Better for performance – many files in one directory, or many subdirectories each with one file

filefilesystems

While building web applications often we have files associated with database entries, eg: we have a user table and each category has a avatar field, which holds the path to associated image.

To make sure there are no conflicts in filenames we can either:

  • rename files upon upload to ID.jpg; the path would be then /user-avatars/ID.jpg
  • or create a sub-directory for each entity, and leave the original filename intact; the path would be then /user-avatars/ID/original_filename.jpg

where ID is users's unique ID number

Both perfectly valid from application logic's point of view.

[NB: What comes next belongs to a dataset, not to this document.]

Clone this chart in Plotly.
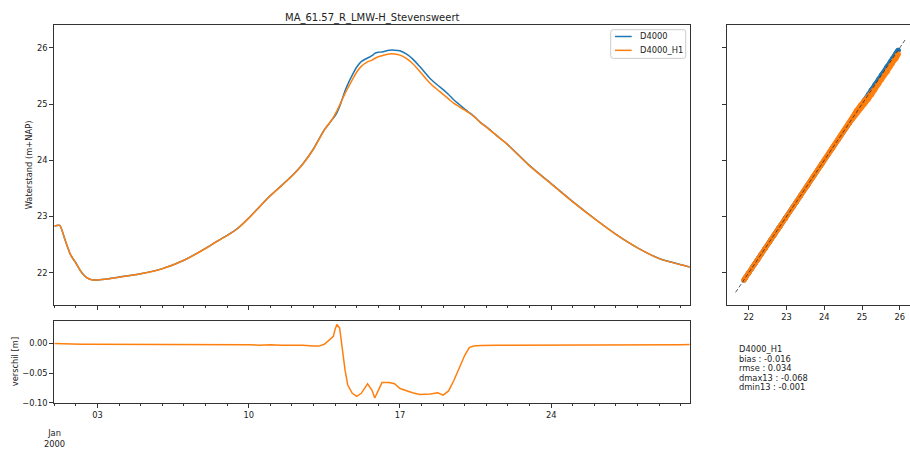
import numpy as np
import pandas as pd
import plotly.graph_objects as go

# ---- data ---------------------------------------------------------------
START = pd.Timestamp("2000-01-01 00:00")

# hours after START
HOURS = [0, 6, 12, 18, 24, 30, 36, 42, 48, 60, 72, 96, 120, 144, 168, 180,
         192, 204, 216, 228, 240, 252, 264, 276, 288, 294, 300, 306, 310, 312,
         314, 317, 319, 323, 326, 331, 336, 341, 348, 353, 356, 360, 364, 372,
         378, 384, 391, 398, 406, 418, 426, 432, 438, 444, 450, 456, 461, 466,
         474, 480, 492, 504, 528, 552, 576, 600, 624, 648, 672, 696, 706]

# water level of run D4000_H1 (m+NAP)
D4000_H1 = [22.83, 22.84, 22.58, 22.32, 22.17, 22.01, 21.91, 21.87, 21.87, 21.89,
            21.92, 21.98, 22.07, 22.22, 22.43, 22.55, 22.66, 22.79, 22.97, 23.17,
            23.37, 23.54, 23.72, 23.93, 24.20, 24.37, 24.54, 24.67, 24.76, 24.82,
            24.88, 24.98, 25.05, 25.19, 25.28, 25.43, 25.57, 25.67, 25.75, 25.78,
            25.81, 25.84, 25.86, 25.89, 25.89, 25.87, 25.81, 25.72, 25.58, 25.36,
            25.25, 25.17, 25.09, 25.01, 24.95, 24.89, 24.84, 24.78, 24.66, 24.59,
            24.43, 24.27, 23.90, 23.58, 23.26, 22.96, 22.68, 22.44, 22.25, 22.14,
            22.10]

# difference D4000_H1 - D4000 (m)
VERSCHIL = [0.000, -0.0005, -0.001, -0.0015, -0.0015, -0.0015, -0.0015, -0.0015,
            -0.0015, -0.0015, -0.0015, -0.0015, -0.0015, -0.0015, -0.002, -0.0015,
            -0.002, -0.0025, -0.002, -0.003, -0.002, -0.003, -0.0025, -0.003,
            -0.0045, -0.0045, -0.0015, 0.006, 0.012, 0.024, 0.032, 0.026, 0.002,
            -0.045, -0.070, -0.084, -0.089, -0.084, -0.068, -0.079, -0.092, -0.080,
            -0.066, -0.066, -0.068, -0.076, -0.080, -0.083, -0.086, -0.085, -0.083,
            -0.087, -0.080, -0.062, -0.041, -0.020, -0.007, -0.0045, -0.0035,
            -0.003, -0.003, -0.003, -0.003, -0.003, -0.0025, -0.003, -0.0025,
            -0.0025, -0.002, -0.002, -0.0017]

TITLE = "MA_61.57_R_LMW-H_Stevensweert"
SERIES_NAMES = ["D4000", "D4000_H1"]
STATS_LINES = ["D4000_H1", "bias : -0.016", "rmse : 0.034",
               "dmax13 : -0.068", "dmin13 : -0.001"]
DIAG = [21.65, 26.16]

times = START + pd.to_timedelta(HOURS, unit="h")
h1 = np.array(D4000_H1)
verschil = np.array(VERSCHIL)
d4000 = h1 - verschil

# ---- styling --------------------------------------------------------------
W, H = 910, 452
BLUE, ORANGE = "#1f77b4", "#ff7f0e"
COLORS = [BLUE, ORANGE]
AX = "#333333"
TXT = "#222222"
FONT = "DejaVu Sans"
FS = 8.3


def fx(px):
    return px / W


def fy(py):
    return 1 - py / H


DAY = 86400000

fig = go.Figure()

# main time series
fig.add_trace(go.Scatter(x=times, y=d4000, name=SERIES_NAMES[0], mode="lines",
                         line=dict(color=BLUE, width=1.5, shape="spline", smoothing=0.6),
                         xaxis="x", yaxis="y", showlegend=False))
fig.add_trace(go.Scatter(x=times, y=h1, name=SERIES_NAMES[1], mode="lines",
                         line=dict(color=ORANGE, width=1.5, shape="spline", smoothing=0.6),
                         xaxis="x", yaxis="y", showlegend=False))

# difference
fig.add_trace(go.Scatter(x=times, y=verschil, mode="lines", showlegend=False,
                         line=dict(color=ORANGE, width=1.5),
                         xaxis="x2", yaxis="y2"))

# scatter of both runs against D4000
fig.add_trace(go.Scatter(x=d4000, y=d4000, mode="lines+markers", showlegend=False,
                         line=dict(color=BLUE, width=5),
                         marker=dict(color=BLUE, size=5),
                         xaxis="x3", yaxis="y3"))
fig.add_trace(go.Scatter(x=d4000, y=h1, mode="lines+markers", showlegend=False,
                         line=dict(color=ORANGE, width=5),
                         marker=dict(color=ORANGE, size=5),
                         xaxis="x3", yaxis="y3"))
fig.add_trace(go.Scatter(x=DIAG, y=DIAG, mode="lines", showlegend=False,
                         line=dict(color="rgba(40,40,40,0.75)", width=1, dash="4px,2px"),
                         xaxis="x3", yaxis="y3"))

axis_common = dict(showline=True, linecolor=AX, linewidth=1, ticks="outside",
                   ticklen=4, tickwidth=1, tickcolor=AX, showgrid=False,
                   zeroline=False, tickfont=dict(family=FONT, size=FS, color=TXT))

t_end = START + pd.Timedelta(hours=706)
date_ticks = dict(tickmode="linear", tick0="2000-01-03", dtick=7 * DAY,
                  tickformat="%d",
                  minor=dict(ticks="outside", ticklen=2, tickcolor=AX,
                             tick0="2000-01-01", dtick=DAY, showgrid=False))

main_dom_x = [fx(54.3), fx(689.8)]
main_dom_y = [fy(308), fy(25.3)]

fig.update_layout(
    width=W, height=H, margin=dict(l=0, r=0, t=0, b=0),
    paper_bgcolor="white", plot_bgcolor="white", showlegend=False,
    font=dict(family=FONT, size=FS, color=TXT),
    xaxis=dict(domain=main_dom_x, anchor="y", matches="x2", mirror=True,
               showticklabels=False, **date_ticks, **axis_common),
    yaxis=dict(domain=main_dom_y, anchor="x", range=[21.432, 26.405],
               tickmode="linear", tick0=22, dtick=1, mirror=True, **axis_common),
    xaxis2=dict(domain=main_dom_x, anchor="y2", range=[START, t_end], mirror=True,
                **date_ticks, **axis_common),
    yaxis2=dict(domain=[fy(407.3), fy(324.3)], anchor="x2", range=[-0.1, 0.0383],
                tickmode="array", tickvals=[-0.10, -0.05, 0.0],
                ticktext=["\u22120.10", "\u22120.05", "0.00"], mirror=True,
                **axis_common),
    xaxis3=dict(domain=[fx(727.3), 1.0], anchor="y3", range=[21.43, 26.27],
                tickmode="linear", tick0=22, dtick=1, mirror=True, **axis_common),
    yaxis3=dict(domain=main_dom_y, anchor="x3", range=[21.432, 26.405],
                tickmode="linear", tick0=22, dtick=1, showticklabels=False,
                **axis_common),
)

# legend box (rounded frame, line samples and labels)
lx0, lx1, ly0, ly1, r = 610.7, 685.7, 30.0, 59.0, 2.5
frame = (f"M {fx(lx0 + r)},{fy(ly0)} L {fx(lx1 - r)},{fy(ly0)} "
         f"Q {fx(lx1)},{fy(ly0)} {fx(lx1)},{fy(ly0 + r)} "
         f"L {fx(lx1)},{fy(ly1 - r)} Q {fx(lx1)},{fy(ly1)} {fx(lx1 - r)},{fy(ly1)} "
         f"L {fx(lx0 + r)},{fy(ly1)} Q {fx(lx0)},{fy(ly1)} {fx(lx0)},{fy(ly1 - r)} "
         f"L {fx(lx0)},{fy(ly0 + r)} Q {fx(lx0)},{fy(ly0)} {fx(lx0 + r)},{fy(ly0)} Z")
shapes = [dict(type="path", path=frame, xref="paper", yref="paper",
               line=dict(color="#cccccc", width=1),
               fillcolor="rgba(255,255,255,0.8)", layer="above")]
annotations = []
for i, (name, col) in enumerate(zip(SERIES_NAMES, COLORS)):
    yy = 36.9 + 14.0 * i
    shapes.append(dict(type="line", xref="paper", yref="paper",
                       x0=fx(615), x1=fx(631.7), y0=fy(yy), y1=fy(yy),
                       line=dict(color=col, width=1.5), layer="above"))
    annotations.append(dict(text=name, x=fx(637.5), y=fy(yy), xref="paper",
                            yref="paper", xanchor="left", yanchor="middle",
                            showarrow=False,
                            font=dict(family=FONT, size=FS, color=TXT)))

annotations += [
    dict(text=TITLE, x=fx(372), y=fy(18), xref="paper", yref="paper",
         xanchor="center", yanchor="middle", showarrow=False,
         font=dict(family=FONT, size=10, color=TXT)),
    dict(text="Waterstand (m+NAP)", x=fx(28.5), y=fy(166.7), xref="paper",
         yref="paper", textangle=-90, xanchor="center", yanchor="middle",
         showarrow=False, font=dict(family=FONT, size=FS, color=TXT)),
    dict(text="verschil [m]", x=fx(14.5), y=fy(365.8), xref="paper",
         yref="paper", textangle=-90, xanchor="center", yanchor="middle",
         showarrow=False, font=dict(family=FONT, size=FS, color=TXT)),
    dict(text="Jan<br>2000", x=START, y=fy(443.5), xref="x2", yref="paper",
         xanchor="center", yanchor="middle", showarrow=False,
         font=dict(family=FONT, size=FS, color=TXT)),
]
for i, line in enumerate(STATS_LINES):
    annotations.append(dict(text=line, x=fx(736.7), y=fy(353 + 9.7 * i),
                            xref="paper", yref="paper", xanchor="left",
                            yanchor="middle", showarrow=False,
                            font=dict(family=FONT, size=FS, color=TXT)))
fig.update_layout(shapes=shapes, annotations=annotations)

fig.write_html("out.html")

But which one would be better from filesystem performance point of view? We have to keep in mind that the number of category entries can be very high (milions).

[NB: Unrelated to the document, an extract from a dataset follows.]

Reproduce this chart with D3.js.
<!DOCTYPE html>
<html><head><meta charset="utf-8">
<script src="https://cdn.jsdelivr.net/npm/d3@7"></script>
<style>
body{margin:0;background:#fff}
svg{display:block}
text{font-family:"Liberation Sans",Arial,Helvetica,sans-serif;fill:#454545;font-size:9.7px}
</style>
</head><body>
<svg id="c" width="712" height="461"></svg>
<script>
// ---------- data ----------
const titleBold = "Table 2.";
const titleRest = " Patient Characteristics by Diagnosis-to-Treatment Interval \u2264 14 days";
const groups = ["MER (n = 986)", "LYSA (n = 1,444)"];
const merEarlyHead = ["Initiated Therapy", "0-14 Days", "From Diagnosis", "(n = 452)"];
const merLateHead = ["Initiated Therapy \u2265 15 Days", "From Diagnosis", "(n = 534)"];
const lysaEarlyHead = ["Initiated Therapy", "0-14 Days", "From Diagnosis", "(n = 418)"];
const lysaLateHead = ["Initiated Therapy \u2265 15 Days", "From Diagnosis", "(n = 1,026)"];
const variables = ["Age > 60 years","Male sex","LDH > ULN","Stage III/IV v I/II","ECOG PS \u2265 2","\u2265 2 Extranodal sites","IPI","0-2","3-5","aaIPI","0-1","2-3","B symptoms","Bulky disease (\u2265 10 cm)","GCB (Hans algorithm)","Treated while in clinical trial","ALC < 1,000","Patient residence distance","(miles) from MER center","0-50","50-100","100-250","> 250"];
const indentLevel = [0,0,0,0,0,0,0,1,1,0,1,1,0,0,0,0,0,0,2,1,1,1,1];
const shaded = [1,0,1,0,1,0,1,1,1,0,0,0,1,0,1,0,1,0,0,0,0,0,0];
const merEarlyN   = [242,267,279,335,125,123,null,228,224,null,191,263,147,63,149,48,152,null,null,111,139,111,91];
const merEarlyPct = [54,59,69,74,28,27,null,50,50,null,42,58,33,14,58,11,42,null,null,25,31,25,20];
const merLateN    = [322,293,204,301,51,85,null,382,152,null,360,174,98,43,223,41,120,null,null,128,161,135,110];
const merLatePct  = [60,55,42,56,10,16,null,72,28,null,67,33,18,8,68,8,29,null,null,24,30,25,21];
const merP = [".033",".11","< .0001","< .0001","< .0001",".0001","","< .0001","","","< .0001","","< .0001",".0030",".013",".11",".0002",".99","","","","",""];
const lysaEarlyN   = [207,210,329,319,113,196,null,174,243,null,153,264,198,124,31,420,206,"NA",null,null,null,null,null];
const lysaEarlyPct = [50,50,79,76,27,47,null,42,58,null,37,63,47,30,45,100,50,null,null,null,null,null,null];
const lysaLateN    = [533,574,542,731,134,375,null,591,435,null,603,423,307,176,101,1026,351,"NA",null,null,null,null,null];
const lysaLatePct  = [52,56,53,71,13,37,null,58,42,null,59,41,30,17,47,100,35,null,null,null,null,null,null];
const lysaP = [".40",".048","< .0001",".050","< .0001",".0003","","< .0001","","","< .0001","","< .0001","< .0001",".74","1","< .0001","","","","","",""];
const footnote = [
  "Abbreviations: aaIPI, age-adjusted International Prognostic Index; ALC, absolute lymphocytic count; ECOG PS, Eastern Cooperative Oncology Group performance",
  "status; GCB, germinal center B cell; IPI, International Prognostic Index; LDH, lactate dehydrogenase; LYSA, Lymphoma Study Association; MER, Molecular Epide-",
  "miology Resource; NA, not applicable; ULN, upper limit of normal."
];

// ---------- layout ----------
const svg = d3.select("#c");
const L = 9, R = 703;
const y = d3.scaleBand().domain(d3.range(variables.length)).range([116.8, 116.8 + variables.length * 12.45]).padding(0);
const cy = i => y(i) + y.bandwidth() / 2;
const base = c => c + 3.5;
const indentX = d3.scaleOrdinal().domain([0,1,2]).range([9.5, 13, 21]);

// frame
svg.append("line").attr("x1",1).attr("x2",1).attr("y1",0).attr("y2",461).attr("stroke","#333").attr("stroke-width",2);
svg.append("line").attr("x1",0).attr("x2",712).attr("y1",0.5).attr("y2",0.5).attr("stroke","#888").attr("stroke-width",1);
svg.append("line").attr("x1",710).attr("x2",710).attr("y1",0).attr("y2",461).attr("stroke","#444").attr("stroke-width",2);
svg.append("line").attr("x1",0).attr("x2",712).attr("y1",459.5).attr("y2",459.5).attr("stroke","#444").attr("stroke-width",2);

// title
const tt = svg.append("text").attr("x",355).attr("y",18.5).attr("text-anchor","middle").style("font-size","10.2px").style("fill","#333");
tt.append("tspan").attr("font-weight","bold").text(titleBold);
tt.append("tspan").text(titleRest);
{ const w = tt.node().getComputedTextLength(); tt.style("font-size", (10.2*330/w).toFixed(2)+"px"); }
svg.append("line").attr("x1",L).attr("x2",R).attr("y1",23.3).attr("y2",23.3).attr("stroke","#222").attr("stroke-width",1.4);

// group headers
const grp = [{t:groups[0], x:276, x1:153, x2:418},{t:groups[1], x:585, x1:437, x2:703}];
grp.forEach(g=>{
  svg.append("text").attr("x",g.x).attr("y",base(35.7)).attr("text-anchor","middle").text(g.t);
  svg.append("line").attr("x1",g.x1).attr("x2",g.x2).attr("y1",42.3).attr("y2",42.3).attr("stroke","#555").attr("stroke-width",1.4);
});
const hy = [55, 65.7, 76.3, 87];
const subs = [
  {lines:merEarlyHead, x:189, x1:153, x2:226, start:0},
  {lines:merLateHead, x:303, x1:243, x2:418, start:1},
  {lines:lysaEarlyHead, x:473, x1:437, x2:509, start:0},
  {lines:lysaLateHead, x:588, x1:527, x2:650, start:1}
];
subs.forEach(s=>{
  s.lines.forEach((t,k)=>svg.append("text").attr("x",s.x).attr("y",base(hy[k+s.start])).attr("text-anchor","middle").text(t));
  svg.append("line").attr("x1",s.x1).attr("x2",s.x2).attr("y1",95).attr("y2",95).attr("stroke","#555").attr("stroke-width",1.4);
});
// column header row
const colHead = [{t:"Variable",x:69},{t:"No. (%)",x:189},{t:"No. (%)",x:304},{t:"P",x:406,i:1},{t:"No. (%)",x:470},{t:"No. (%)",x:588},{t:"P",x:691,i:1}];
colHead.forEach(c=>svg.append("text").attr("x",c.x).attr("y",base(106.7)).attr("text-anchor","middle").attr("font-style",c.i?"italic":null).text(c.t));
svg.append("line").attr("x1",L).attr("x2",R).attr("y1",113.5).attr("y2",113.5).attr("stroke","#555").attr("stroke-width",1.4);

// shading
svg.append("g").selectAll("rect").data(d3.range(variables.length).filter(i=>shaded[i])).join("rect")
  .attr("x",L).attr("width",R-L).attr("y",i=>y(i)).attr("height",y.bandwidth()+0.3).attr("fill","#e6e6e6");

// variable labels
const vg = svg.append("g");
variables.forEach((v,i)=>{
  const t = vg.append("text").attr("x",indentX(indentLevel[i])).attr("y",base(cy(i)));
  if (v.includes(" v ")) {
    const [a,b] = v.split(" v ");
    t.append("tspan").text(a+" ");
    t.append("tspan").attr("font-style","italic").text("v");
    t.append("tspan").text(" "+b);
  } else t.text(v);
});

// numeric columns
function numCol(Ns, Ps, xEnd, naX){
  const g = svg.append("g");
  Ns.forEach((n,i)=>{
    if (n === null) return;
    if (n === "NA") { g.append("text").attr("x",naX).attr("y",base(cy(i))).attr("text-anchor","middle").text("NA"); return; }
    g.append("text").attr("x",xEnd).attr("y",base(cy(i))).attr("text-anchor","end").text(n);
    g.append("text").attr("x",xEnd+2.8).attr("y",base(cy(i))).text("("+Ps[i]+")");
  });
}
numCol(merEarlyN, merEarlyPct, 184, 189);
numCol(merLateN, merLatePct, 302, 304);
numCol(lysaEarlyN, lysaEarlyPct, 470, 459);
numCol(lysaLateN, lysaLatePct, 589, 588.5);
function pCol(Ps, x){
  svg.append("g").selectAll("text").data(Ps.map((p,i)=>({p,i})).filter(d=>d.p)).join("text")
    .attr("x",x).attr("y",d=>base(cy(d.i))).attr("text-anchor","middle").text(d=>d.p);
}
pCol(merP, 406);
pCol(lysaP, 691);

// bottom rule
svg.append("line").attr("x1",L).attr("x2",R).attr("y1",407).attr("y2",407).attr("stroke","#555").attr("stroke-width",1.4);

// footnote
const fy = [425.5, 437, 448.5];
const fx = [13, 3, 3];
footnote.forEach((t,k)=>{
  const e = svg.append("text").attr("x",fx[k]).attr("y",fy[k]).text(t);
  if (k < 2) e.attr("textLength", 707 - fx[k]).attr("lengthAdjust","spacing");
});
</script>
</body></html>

Is there any limit to a number of sub-directories a directory can hold?

Best Solution

It's going to depend on your file system, but I'm going to assume you're talking about something simple like ext3, and you're not running a distributed file system (some of which are quite good at this). In general, file systems perform poorly over a certain number of entries in a single directory, regardless of whether those entries are directories or files. So no matter whether if you're creating one directory per image or one image in the root directory, you will run into scaling problems. If you look at this answer:

How many files in a directory is too many (on Windows and Linux)?

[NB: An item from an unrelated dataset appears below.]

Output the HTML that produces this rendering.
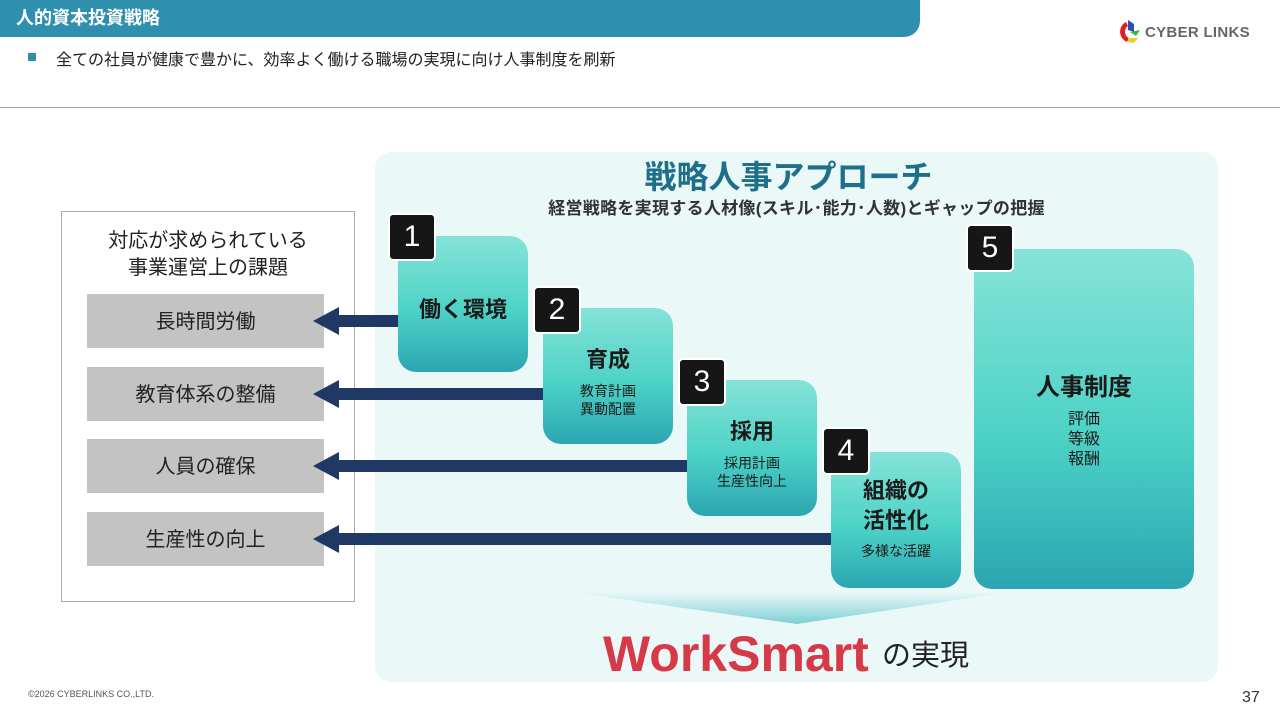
<!DOCTYPE html>
<html><head><meta charset="utf-8"><style>
*{margin:0;padding:0;box-sizing:border-box}
body{width:1280px;height:720px;background:#fff;position:relative;overflow:hidden;font-family:"Liberation Sans","Noto Sans CJK JP",sans-serif;color:#222}
.a{position:absolute}
.hdr{left:0;top:0;width:920px;height:37px;background:#2e8fae;border-bottom-right-radius:16px;color:#fff;font-weight:bold;font-size:18px;line-height:37px;padding-left:16px}
.panel{left:375px;top:152px;width:843px;height:530px;background:#eaf8f8;border-radius:16px}
.lbox{left:61px;top:211px;width:294px;height:391px;border:1px solid #aaa;background:#fff}
.g{left:87px;width:237px;height:54px;background:#c3c3c3;font-size:20px;text-align:center;line-height:56px;color:#222}
.card{border-radius:18px;background:linear-gradient(#86e3d8 0%,#4dd2c6 55%,#2ba5b1 100%);text-align:center;color:#1a1a1a}
.bd{width:48px;height:48px;background:#161616;border:2px solid #fff;border-radius:5px;color:#fff;font-size:30px;text-align:center;line-height:44px}
.t{font-size:22px;font-weight:bold}
.s{font-size:14px;line-height:18px}
</style></head><body>
<div class="a hdr">人的資本投資戦略</div>
<div class="a" style="left:28px;top:53px;width:8px;height:8px;background:#2e8fae"></div>
<div class="a" style="left:56px;top:46px;font-size:16px">全ての社員が健康で豊かに、効率よく働ける職場の実現に向け人事制度を刷新</div>
<div class="a" style="left:1118px;top:18px;width:24px;height:26px">
<svg width="24" height="26"><path d="M10 2 L16 6 L16 14 L10 12Z" fill="#2a4fb0"/><path d="M8 4 C0 8 0 20 9 24 L11 20 C6 18 6 10 10 8Z" fill="#e02020"/><path d="M12 14 L22 12 L18 18Z" fill="#3cb43c"/><path d="M10 20 L20 20 L16 25 L10 24Z" fill="#e8d030"/></svg></div>
<div class="a" style="left:1145px;top:24px;font-size:15px;color:#666;font-weight:bold;letter-spacing:0.3px">CYBER LINKS</div>
<div class="a" style="left:0;top:107px;width:1280px;height:1px;background:#9aa"></div>

<div class="a panel"></div>
<div class="a" style="left:367px;width:843px;top:152px;text-align:center;font-size:32px;font-weight:bold;color:#1e6f8a">戦略人事アプローチ</div>
<div class="a" style="left:375px;width:843px;top:194px;text-align:center;font-size:17px;font-weight:bold;color:#333;letter-spacing:0.3px">経営戦略を実現する人材像(スキル･能力･人数)とギャップの把握</div>

<div class="a lbox"></div>
<div class="a" style="left:61px;width:294px;top:228px;text-align:center;font-size:20px;line-height:27px">対応が求められている<br>事業運営上の課題</div>
<div class="a g" style="top:294px">長時間労働</div>
<div class="a g" style="top:367px">教育体系の整備</div>
<div class="a g" style="top:439px">人員の確保</div>
<div class="a g" style="top:512px">生産性の向上</div>

<svg class="a" style="left:0;top:0" width="1280" height="720">
<g fill="#1f3864">
<rect x="336" y="315" width="64" height="12"/><polygon points="313,321 339,307 339,335"/>
<rect x="336" y="388" width="209" height="12"/><polygon points="313,394 339,380 339,408"/>
<rect x="336" y="460" width="353" height="12"/><polygon points="313,466 339,452 339,480"/>
<rect x="336" y="533" width="497" height="12"/><polygon points="313,539 339,525 339,553"/>
</g>
<defs><linearGradient id="tg" x1="0" y1="0" x2="0" y2="1"><stop offset="0" stop-color="#eaf8f8"/><stop offset="1" stop-color="#7ccfd4"/></linearGradient></defs>
<polygon points="570,592 1010,592 797,624" fill="url(#tg)"/>
</svg>

<div class="a card" style="left:398px;top:236px;width:130px;height:136px"><div class="t" style="margin-top:56px">働く環境</div></div>
<div class="a card" style="left:543px;top:308px;width:130px;height:136px"><div class="t" style="margin-top:34px">育成</div><div class="s" style="margin-top:8px">教育計画<br>異動配置</div></div>
<div class="a card" style="left:687px;top:380px;width:130px;height:136px"><div class="t" style="margin-top:34px">採用</div><div class="s" style="margin-top:8px">採用計画<br>生産性向上</div></div>
<div class="a card" style="left:831px;top:452px;width:130px;height:136px"><div class="t" style="margin-top:24px;line-height:30px">組織の<br>活性化</div><div class="s" style="margin-top:6px">多様な活躍</div></div>
<div class="a card" style="left:974px;top:249px;width:220px;height:340px"><div class="t" style="margin-top:118px;font-size:24px">人事制度</div><div class="s" style="margin-top:8px;font-size:16px;line-height:20px">評価<br>等級<br>報酬</div></div>

<div class="a bd" style="left:388px;top:213px">1</div>
<div class="a bd" style="left:533px;top:286px">2</div>
<div class="a bd" style="left:678px;top:358px">3</div>
<div class="a bd" style="left:822px;top:427px">4</div>
<div class="a bd" style="left:966px;top:224px">5</div>

<div class="a" style="left:603px;top:626px;font-size:50px;font-weight:bold;color:#d63a48;letter-spacing:0px;line-height:56px">WorkSmart</div>
<div class="a" style="left:882px;top:638px;font-size:29px;color:#222;line-height:36px">の実現</div>

<div class="a" style="left:28px;top:689px;font-size:9px;color:#555">©2026 CYBERLINKS CO.,LTD.</div>
<div class="a" style="left:1242px;top:689px;font-size:16px;color:#333">37</div>
</body></html>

You'll see that ext3 runs into limits at about 32K entries in a directory, far fewer than you're proposing.

Off the top of my head, I'd suggest doing some rudimentary sharding into a multilevel directory tree, something like /user-avatars/1/2/12345/original_filename.jpg. (Or something appropriate for your type of ID, but I am interpreting your question to be about numeric IDs.) Doing that will also make your life easier later when you decide you want to distribute across a storage cluster, since you can spread the directories around.